Clearly, the players don't. These suspensions cover players connected through unsophisticated accounting to a single lab. In all likelihood, there are several more labs better at protecting their clients. These punishments seem as temporary as pulling the leaves off of a weed and hoping the remaining root won't simply replace them with new sprouts.
But there were always going to be cheaters; the player's incentive to get an edge is too great. No, the most disappointing part of Selig's Folly is the admission of regulatory defeat it announces.
Without question, Selig and MLB only embarked on their campaign of media leaks, leveraged negotiations, and whatever they are doing with Rodriguez because they know their PED policy is a bust. After all, if a rule is working, there is no need to seek its intended goal through additional measures.
By threatening the invocation of the Best Interest of Baseball clause and a portfolio of other litigative guerilla tactics, Selig buried his PED policy before its second birthday.

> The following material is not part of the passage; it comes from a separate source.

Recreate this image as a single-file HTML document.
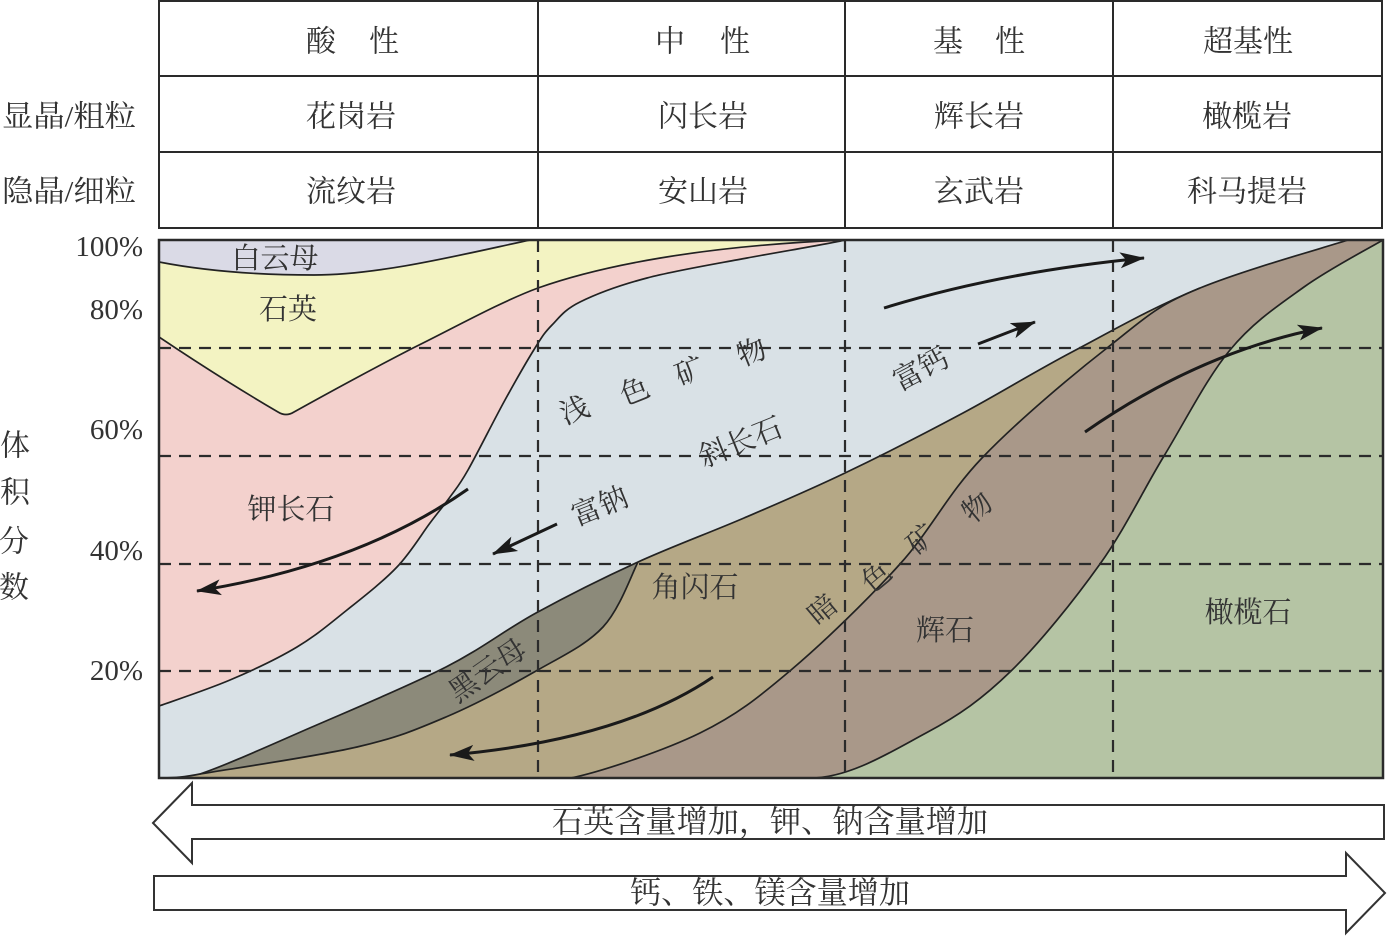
<!DOCTYPE html>
<html><head><meta charset="utf-8">
<style>
html,body{margin:0;padding:0;background:#fff;}
svg{display:block;}
text{font-family:"Liberation Serif","Noto Serif CJK SC",serif;fill:#333;}
</style></head><body>
<svg width="1387" height="936" viewBox="0 0 1387 936" xmlns="http://www.w3.org/2000/svg">
<defs>
<marker id="ah" markerUnits="userSpaceOnUse" markerWidth="30" markerHeight="20" refX="24" refY="9" orient="auto">
<path d="M0,1 L25,9 L0,17 L6,9 Z" fill="#1a1a1a"/>
</marker>
<clipPath id="cc"><rect x="159" y="240" width="1224" height="538"/></clipPath>
</defs>

<!-- Table -->
<g stroke="#2a2a2a" stroke-width="2" fill="none">
<rect x="159" y="1" width="1223" height="227"/>
<line x1="159" y1="76" x2="1382" y2="76"/>
<line x1="159" y1="152" x2="1382" y2="152"/>
<line x1="538" y1="1" x2="538" y2="228"/>
<line x1="845" y1="1" x2="845" y2="228"/>
<line x1="1113" y1="1" x2="1113" y2="228"/>
</g>
<g font-size="30" dominant-baseline="central" text-anchor="middle">
<text x="321" y="42">酸</text><text x="384" y="42">性</text>
<text x="670" y="42">中</text><text x="735" y="42">性</text>
<text x="948" y="42">基</text><text x="1010" y="42">性</text>
<text x="1248" y="42">超基性</text>
<text x="351" y="117">花岗岩</text>
<text x="703" y="117">闪长岩</text>
<text x="979" y="117">辉长岩</text>
<text x="1247" y="117">橄榄岩</text>
<text x="351" y="192">流纹岩</text>
<text x="703" y="192">安山岩</text>
<text x="979" y="192">玄武岩</text>
<text x="1247" y="192">科马提岩</text>
</g>
<g font-size="30" dominant-baseline="central">
<text x="2" y="117" textLength="134" lengthAdjust="spacingAndGlyphs">显晶/粗粒</text>
<text x="2" y="192" textLength="134" lengthAdjust="spacingAndGlyphs">隐晶/细粒</text>
</g>

<!-- Chart fills -->
<g clip-path="url(#cc)">
<rect x="159" y="240" width="1224" height="538" fill="#dadae6"/>
<!-- quartz -->
<path fill="#f3f3c2" d="M159,262 C200,270 250,275 314,275 C380,275 460,255 530,240 L1383,240 L1383,778 L159,778 Z"/>
<!-- K-feldspar -->
<path fill="#f3d1cd" d="M159,337 Q220,378 278,412 Q286,417 294,412 C330,392 380,365 413,348 C450,330 500,302 538,288 C600,266 700,246 845,240 L1383,240 L1383,778 L159,778 Z"/>
<!-- plagioclase -->
<path fill="#d9e1e6" d="M159,706 C170.8,701.7 207,689.8 230,680 C253,670.2 277.5,658.7 297,647 C316.5,635.3 330.3,623.3 347,610 C363.7,596.7 383.2,581.5 397,567 C410.8,552.5 421.2,534.7 430,523 C438.8,511.3 443.7,505.8 450,497 C456.3,488.2 458.8,486.2 468,470 C477.2,453.8 493.8,420.3 505,400 C516.2,379.7 527.2,360.5 535,348 C542.8,335.5 544.5,332.7 552,325 C559.5,317.3 564.2,309.8 580,302 C595.8,294.2 619.2,285.3 647,278 C674.8,270.7 714,264.2 747,258 C780,251.8 828.7,243.8 845,240 L1383,240 L1383,778 L159,778 Z"/>
<!-- biotite -->
<path fill="#8c8a7a" d="M159,778 C175,778 185,777 200,774 C225.5,765.5 271,744.8 312,727 C353,709.2 408.7,686 446,667 C483.3,648 504,630.5 536,613 C568,595.5 603.3,577.8 638,562 C672.7,546.2 709.5,532.8 744,518 C778.5,503.2 808.5,490.5 845,473 C881.5,455.5 925.2,433.2 963,413 C1000.8,392.8 1032.5,372.8 1072,352 C1111.5,331.2 1154,306.7 1200,288 C1246,269.3 1323.3,248 1348,240 L1383,240 L1383,778 Z"/>
<!-- hornblende -->
<path fill="#b5a886" d="M159,778 C175,778 185,777 200,774 C226.2,769.5 316,756.5 357,747 C398,737.5 416.2,729.7 446,717 C475.8,704.3 509.8,686 536,671 C562.2,656 586,645.2 603,627 C620,608.8 632.2,572.8 638,562 C672.7,546.2 709.5,532.8 744,518 C778.5,503.2 808.5,490.5 845,473 C881.5,455.5 925.2,433.2 963,413 C1000.8,392.8 1032.5,372.8 1072,352 C1111.5,331.2 1154,306.7 1200,288 C1246,269.3 1323.3,248 1348,240 L1383,240 L1383,778 Z"/>
<!-- pyroxene -->
<path fill="#a99889" d="M571,778 C600,772 663.3,751 700,733 C736.7,715 757.7,698.2 791,670 C824.3,641.8 868.2,599.3 900,564 C931.8,528.7 947.5,494 982,458 C1016.5,422 1070.7,376.3 1107,348 C1143.3,319.7 1154,306.7 1200,288 C1246,269.3 1323.3,248 1348,240 L1383,240 L1383,778 Z"/>
<!-- olivine -->
<path fill="#b5c4a4" d="M811,778 C850,778 892.7,750.8 926,733 C959.3,715.2 982,699.2 1011,671 C1040,642.8 1074.5,599.8 1100,564 C1125.5,528.2 1142.3,491.7 1164,456 C1185.7,420.3 1206.7,378.2 1230,350 C1253.3,321.8 1278.5,305.3 1304,287 C1329.5,268.7 1369.8,247.8 1383,240 L1383,778 Z"/>

<!-- boundary lines -->
<g fill="none" stroke="#222" stroke-width="1.7">
<path d="M159,262 C200,270 250,275 314,275 C380,275 460,255 530,240"/>
<path d="M159,337 Q220,378 278,412 Q286,417 294,412 C330,392 380,365 413,348 C450,330 500,302 538,288 C600,266 700,246 845,240"/>
<path d="M159,706 C170.8,701.7 207,689.8 230,680 C253,670.2 277.5,658.7 297,647 C316.5,635.3 330.3,623.3 347,610 C363.7,596.7 383.2,581.5 397,567 C410.8,552.5 421.2,534.7 430,523 C438.8,511.3 443.7,505.8 450,497 C456.3,488.2 458.8,486.2 468,470 C477.2,453.8 493.8,420.3 505,400 C516.2,379.7 527.2,360.5 535,348 C542.8,335.5 544.5,332.7 552,325 C559.5,317.3 564.2,309.8 580,302 C595.8,294.2 619.2,285.3 647,278 C674.8,270.7 714,264.2 747,258 C780,251.8 828.7,243.8 845,240"/>
<path d="M159,778 C175,778 185,777 200,774 C225.5,765.5 271,744.8 312,727 C353,709.2 408.7,686 446,667 C483.3,648 504,630.5 536,613 C568,595.5 603.3,577.8 638,562 C672.7,546.2 709.5,532.8 744,518 C778.5,503.2 808.5,490.5 845,473 C881.5,455.5 925.2,433.2 963,413 C1000.8,392.8 1032.5,372.8 1072,352 C1111.5,331.2 1154,306.7 1200,288 C1246,269.3 1323.3,248 1348,240"/>
<path d="M200,774 C226.2,769.5 316,756.5 357,747 C398,737.5 416.2,729.7 446,717 C475.8,704.3 509.8,686 536,671 C562.2,656 586,645.2 603,627 C620,608.8 632.2,572.8 638,562"/>
<path d="M571,778 C600,772 663.3,751 700,733 C736.7,715 757.7,698.2 791,670 C824.3,641.8 868.2,599.3 900,564 C931.8,528.7 947.5,494 982,458 C1016.5,422 1070.7,376.3 1107,348 C1143.3,319.7 1154,306.7 1200,288"/>
<path d="M811,778 C850,778 892.7,750.8 926,733 C959.3,715.2 982,699.2 1011,671 C1040,642.8 1074.5,599.8 1100,564 C1125.5,528.2 1142.3,491.7 1164,456 C1185.7,420.3 1206.7,378.2 1230,350 C1253.3,321.8 1278.5,305.3 1304,287 C1329.5,268.7 1369.8,247.8 1383,240"/>
</g>

<!-- dashed grid -->
<g stroke="#2b2b2b" stroke-width="2.2" stroke-dasharray="12 8" fill="none">
<line x1="159" y1="348" x2="1383" y2="348"/>
<line x1="159" y1="456" x2="1383" y2="456"/>
<line x1="159" y1="564" x2="1383" y2="564"/>
<line x1="159" y1="671" x2="1383" y2="671"/>
<line x1="538" y1="240" x2="538" y2="778"/>
<line x1="845" y1="240" x2="845" y2="778"/>
<line x1="1113" y1="240" x2="1113" y2="778"/>
</g>
</g>
<rect x="159" y="240" width="1224" height="538" fill="none" stroke="#2a2a2a" stroke-width="2.5"/>

<!-- flow arrows -->
<g fill="none" stroke="#1a1a1a" stroke-width="3" marker-end="url(#ah)">
<path d="M468,489 Q360,565 197,591"/>
<path d="M557,524 L493,554"/>
<path d="M713,677 Q620,740 450,755"/>
<path d="M884,308 Q1000,272 1144,258"/>
<path d="M978,344 L1035,322"/>
<path d="M1085,432 Q1200,352 1322,328"/>
</g>

<!-- axis labels -->
<g font-size="29" text-anchor="end" dominant-baseline="central">
<text x="143" y="247">100%</text>
<text x="143" y="310">80%</text>
<text x="143" y="430">60%</text>
<text x="143" y="551">40%</text>
<text x="143" y="671">20%</text>
</g>
<g font-size="30" text-anchor="middle" dominant-baseline="central">
<text x="15" y="446">体</text>
<text x="15" y="493">积</text>
<text x="14" y="542">分</text>
<text x="14" y="588">数</text>
</g>

<!-- mineral labels -->
<g font-size="29" text-anchor="middle" dominant-baseline="central" style="fill:#3a3a3a">
<text x="275" y="259">白云母</text>
<text x="288" y="310">石英</text>
<text x="291" y="510">钾长石</text>
<text x="575" y="411" transform="rotate(-22 575 411)">浅</text>
<text x="635" y="392" transform="rotate(-22 635 392)">色</text>
<text x="690" y="372" transform="rotate(-22 690 372)">矿</text>
<text x="752" y="353" transform="rotate(-22 752 353)">物</text>
<text x="741" y="443" transform="rotate(-22 741 443)">斜长石</text>
<text x="600" y="507" transform="rotate(-22 600 507)">富钠</text>
<text x="921" y="370" transform="rotate(-28 921 370)">富钙</text>
<text x="695" y="588">角闪石</text>
<text x="488" y="671" transform="rotate(-35 488 671)">黑云母</text>
<text x="823" y="610" transform="rotate(-40 823 610)">暗</text>
<text x="877" y="578" transform="rotate(-40 877 578)">色</text>
<text x="922" y="540" transform="rotate(-40 922 540)">矿</text>
<text x="978" y="508" transform="rotate(-40 978 508)">物</text>
<text x="945" y="631">辉石</text>
<text x="1248" y="613">橄榄石</text>
</g>

<!-- big arrows -->
<g fill="#fff" stroke="#333" stroke-width="2">
<path d="M153,823 L192,783 L192,805 L1384,805 L1384,839 L192,839 L192,863 Z"/>
<path d="M154,876 L1346,876 L1346,853 L1385,893 L1346,933 L1346,910 L154,910 Z"/>
</g>
<g font-size="31" text-anchor="middle" dominant-baseline="central">
<text x="770" y="822" textLength="436" lengthAdjust="spacingAndGlyphs">石英含量增加，钾、钠含量增加</text>
<text x="770" y="893" textLength="280" lengthAdjust="spacingAndGlyphs">钙、铁、镁含量增加</text>
</g>
</svg>
</body></html>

Instead of leaving a legacy of a system built to seek and punish PED offenders, the commissioner set the precedent of having to construct case-by-case circumstantial dossiers where suspicion spawns paranoia and consequences are arbitrary. Joseph McCarthy would be proud.
The problem with by-any-means heroism is eventually the hero crosses a gray line in his pursuit of something noble. Beyond that border, we have to wonder: is he still the good guy?
In the face of real justice's failure, Selig chose to exact his idea of street justice. We've seen this show before; the bad cop never wins in the end.